** BEGIN **

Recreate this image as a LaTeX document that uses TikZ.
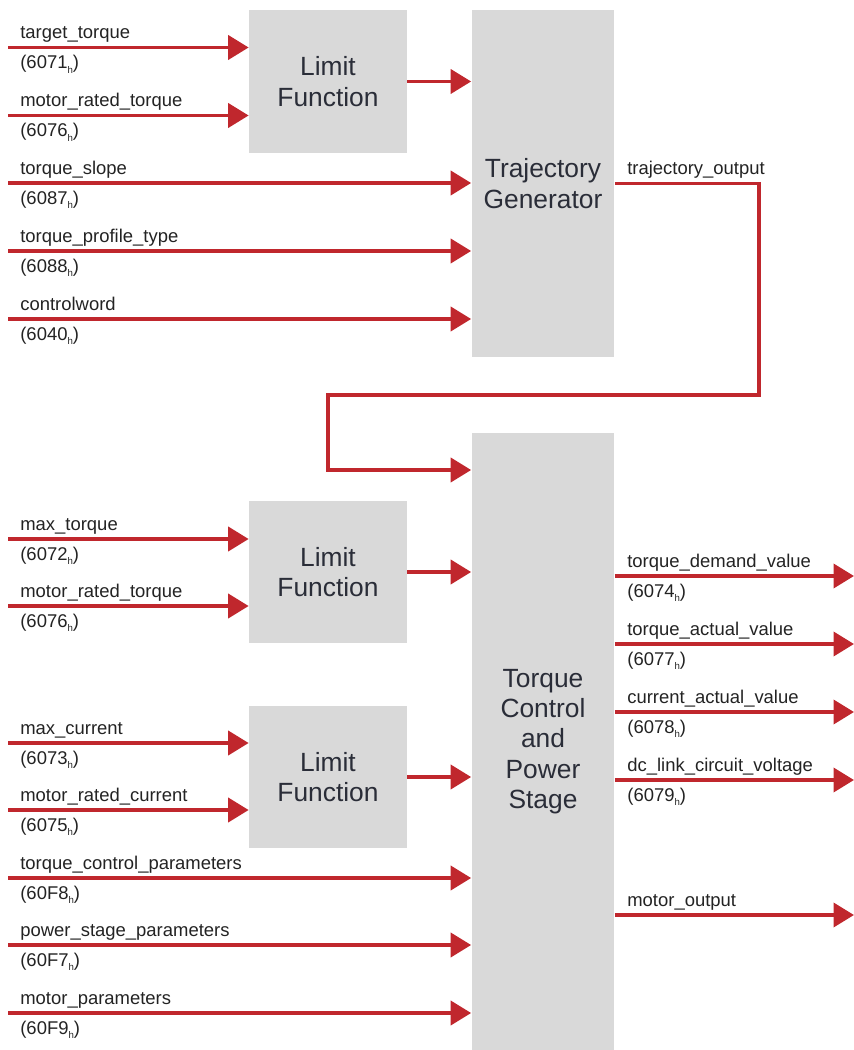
\documentclass[tikz,border=0pt]{standalone}
\usepackage{fontspec}
\setmainfont{Liberation Sans}
\usetikzlibrary{arrows.meta,positioning}
\definecolor{sigred}{RGB}{192,39,45}
\definecolor{blockgray}{RGB}{217,217,217}
\definecolor{blocktext}{RGB}{42,45,56}
\definecolor{labeltext}{RGB}{35,35,35}
\newcommand{\objidx}[1]{(#1\raisebox{-0.45ex}{\fontsize{5.5}{6}\selectfont h})}

\tikzset{
  block/.style={fill=blockgray, draw=none, font=\fontsize{15}{17.2}\selectfont,
    text=blocktext, align=center, inner sep=0pt},
  limitbox/.style={block, minimum width=3.16cm, minimum height=2.85cm},
  sig/.style={draw=sigred, line width=2.2pt, -{Triangle[length=0.41cm,width=0.48cm]}},
  siglabel/.style={font=\fontsize{10.5}{12}\selectfont, text=labeltext,
    anchor=base west, inner sep=0pt},
}

\begin{document}
\begin{tikzpicture}[x=0.02cm, y=-0.02cm]
  \useasboundingbox (0,0) rectangle (854,1050);

  % Blocks
  \node[limitbox] (lim1) at (328,81.5) {Limit\\Function};
  \node[block, minimum width=2.86cm, minimum height=6.94cm] (traj) at (543,183.5) {Trajectory\\Generator};
  \node[limitbox] (lim2) at (328,572) {Limit\\Function};
  \node[limitbox] (lim3) at (328,777) {Limit\\Function};
  \node[block, minimum width=2.86cm, minimum height=12.34cm] (tcps) at (543,741.5) {Torque\\Control\\and\\Power\\Stage};

  % Input objects (y / name / index / target block)
  \foreach \y/\nm/\idx/\tgt [count=\i] in {
    47.5/target\_torque/6071/lim1, 115.5/motor\_rated\_torque/6076/lim1,
    183/torque\_slope/6087/traj, 251/torque\_profile\_type/6088/traj,
    319/controlword/6040/traj,
    539/max\_torque/6072/lim2, 606/motor\_rated\_torque/6076/lim2,
    743/max\_current/6073/lim3, 810/motor\_rated\_current/6075/lim3,
    878/torque\_control\_parameters/60F8/tcps,
    945/power\_stage\_parameters/60F7/tcps,
    1013/motor\_parameters/60F9/tcps%
  }{
    \coordinate (in\i) at (8,\y);
    \draw[sig] (in\i) -- (in\i -| \tgt.west);
    \node[siglabel] (in\i-nm) at (20,\y-8.5) {\nm};
    \node[siglabel] (in\i-idx) at (20,\y+21.5) {\objidx{\idx}};
  }

  % Limit functions into the next stage
  \draw[sig] (lim1.east) -- (lim1.east -| traj.west);
  \draw[sig] (lim2.east) -- (lim2.east -| tcps.west);
  \draw[sig] (lim3.east) -- (lim3.east -| tcps.west);

  % Trajectory output fed back into torque control
  \coordinate (fbR) at (759,395);
  \coordinate (fbL) at (328,395);
  \coordinate (fbIn) at (328,470);
  \draw[sig] (traj.east) -| (fbR) -- (fbL) -- (fbIn) -- (fbIn -| tcps.west);
  \node[siglabel] (trajout) at (627,174.5) {trajectory\_output};

  % Output objects
  \foreach \y/\nm/\idx [count=\i] in {
    576/torque\_demand\_value/6074, 644/torque\_actual\_value/6077,
    712/current\_actual\_value/6078, 780/dc\_link\_circuit\_voltage/6079%
  }{
    \coordinate (out\i) at (854,\y);
    \draw[sig] (tcps.east |- out\i) -- (out\i);
    \node[siglabel] (out\i-nm) at (627,\y-8.5) {\nm};
    \node[siglabel] (out\i-idx) at (627,\y+21.5) {\objidx{\idx}};
  }
  \coordinate (motout) at (854,915);
  \draw[sig] (tcps.east |- motout) -- (motout);
  \node[siglabel] (motout-nm) at (627,906.5) {motor\_output};
\end{tikzpicture}
\end{document}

** END **

### Task to complete
Reproduce every line above as written, skipping pictures.

### Task output
Recreate this image as a LaTeX document that uses TikZ.
\documentclass[tikz,border=0pt]{standalone}
\usepackage{fontspec}
\setmainfont{Liberation Sans}
\usetikzlibrary{arrows.meta,positioning}
\definecolor{sigred}{RGB}{192,39,45}
\definecolor{blockgray}{RGB}{217,217,217}
\definecolor{blocktext}{RGB}{42,45,56}
\definecolor{labeltext}{RGB}{35,35,35}
\newcommand{\objidx}[1]{(#1\raisebox{-0.45ex}{\fontsize{5.5}{6}\selectfont h})}

\tikzset{
  block/.style={fill=blockgray, draw=none, font=\fontsize{15}{17.2}\selectfont,
    text=blocktext, align=center, inner sep=0pt},
  limitbox/.style={block, minimum width=3.16cm, minimum height=2.85cm},
  sig/.style={draw=sigred, line width=2.2pt, -{Triangle[length=0.41cm,width=0.48cm]}},
  siglabel/.style={font=\fontsize{10.5}{12}\selectfont, text=labeltext,
    anchor=base west, inner sep=0pt},
}

\begin{document}
\begin{tikzpicture}[x=0.02cm, y=-0.02cm]
  \useasboundingbox (0,0) rectangle (854,1050);

  % Blocks
  \node[limitbox] (lim1) at (328,81.5) {Limit\\Function};
  \node[block, minimum width=2.86cm, minimum height=6.94cm] (traj) at (543,183.5) {Trajectory\\Generator};
  \node[limitbox] (lim2) at (328,572) {Limit\\Function};
  \node[limitbox] (lim3) at (328,777) {Limit\\Function};
  \node[block, minimum width=2.86cm, minimum height=12.34cm] (tcps) at (543,741.5) {Torque\\Control\\and\\Power\\Stage};

  % Input objects (y / name / index / target block)
  \foreach \y/\nm/\idx/\tgt [count=\i] in {
    47.5/target\_torque/6071/lim1, 115.5/motor\_rated\_torque/6076/lim1,
    183/torque\_slope/6087/traj, 251/torque\_profile\_type/6088/traj,
    319/controlword/6040/traj,
    539/max\_torque/6072/lim2, 606/motor\_rated\_torque/6076/lim2,
    743/max\_current/6073/lim3, 810/motor\_rated\_current/6075/lim3,
    878/torque\_control\_parameters/60F8/tcps,
    945/power\_stage\_parameters/60F7/tcps,
    1013/motor\_parameters/60F9/tcps%
  }{
    \coordinate (in\i) at (8,\y);
    \draw[sig] (in\i) -- (in\i -| \tgt.west);
    \node[siglabel] (in\i-nm) at (20,\y-8.5) {\nm};
    \node[siglabel] (in\i-idx) at (20,\y+21.5) {\objidx{\idx}};
  }

  % Limit functions into the next stage
  \draw[sig] (lim1.east) -- (lim1.east -| traj.west);
  \draw[sig] (lim2.east) -- (lim2.east -| tcps.west);
  \draw[sig] (lim3.east) -- (lim3.east -| tcps.west);

  % Trajectory output fed back into torque control
  \coordinate (fbR) at (759,395);
  \coordinate (fbL) at (328,395);
  \coordinate (fbIn) at (328,470);
  \draw[sig] (traj.east) -| (fbR) -- (fbL) -- (fbIn) -- (fbIn -| tcps.west);
  \node[siglabel] (trajout) at (627,174.5) {trajectory\_output};

  % Output objects
  \foreach \y/\nm/\idx [count=\i] in {
    576/torque\_demand\_value/6074, 644/torque\_actual\_value/6077,
    712/current\_actual\_value/6078, 780/dc\_link\_circuit\_voltage/6079%
  }{
    \coordinate (out\i) at (854,\y);
    \draw[sig] (tcps.east |- out\i) -- (out\i);
    \node[siglabel] (out\i-nm) at (627,\y-8.5) {\nm};
    \node[siglabel] (out\i-idx) at (627,\y+21.5) {\objidx{\idx}};
  }
  \coordinate (motout) at (854,915);
  \draw[sig] (tcps.east |- motout) -- (motout);
  \node[siglabel] (motout-nm) at (627,906.5) {motor\_output};
\end{tikzpicture}
\end{document}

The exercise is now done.